More keepsake ideas using baby clothes

If you have fabric left over after the blanket-or if you’d rather not cut up every item-there are plenty of other options. Particularly pretty tops can become cushion covers that match your patchwork throw. Tiny hats or mittens can be arranged in a deep box frame and hung on the wall. Even wrap-style bodysuits can be cut into narrow strips and stitched into a personalised fabric ribbon for gift wrapping.

A lovely addition is to record the stories while you still remember them clearly: you can stitch small name tags onto the back, add dates to a few squares, or keep a short note in a drawer explaining which outfit belonged to which milestone. That way, the Erinnerungsdecke remains a family archive as well as a blanket.
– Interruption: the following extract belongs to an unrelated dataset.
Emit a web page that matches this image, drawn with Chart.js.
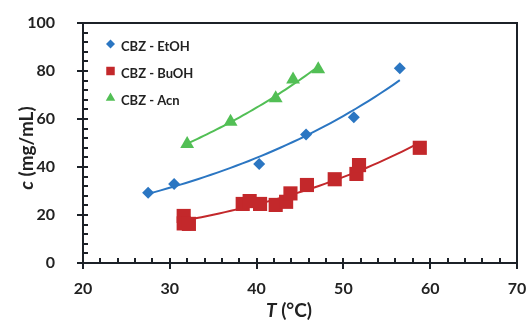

The key, in any case, is this: not every item has to be transformed. Many parents keep one or two especially meaningful pieces in their original form in a small keepsake box. The blanket complements those treasures-it doesn’t have to replace them.

Once you start a project like this, it quickly becomes clear that it’s not just about making something pretty. It’s about turning the wildest, messiest, most intense stage of family life into something you can hold and use every day-something that belongs on the sofa, not sealed away in a box in the cellar.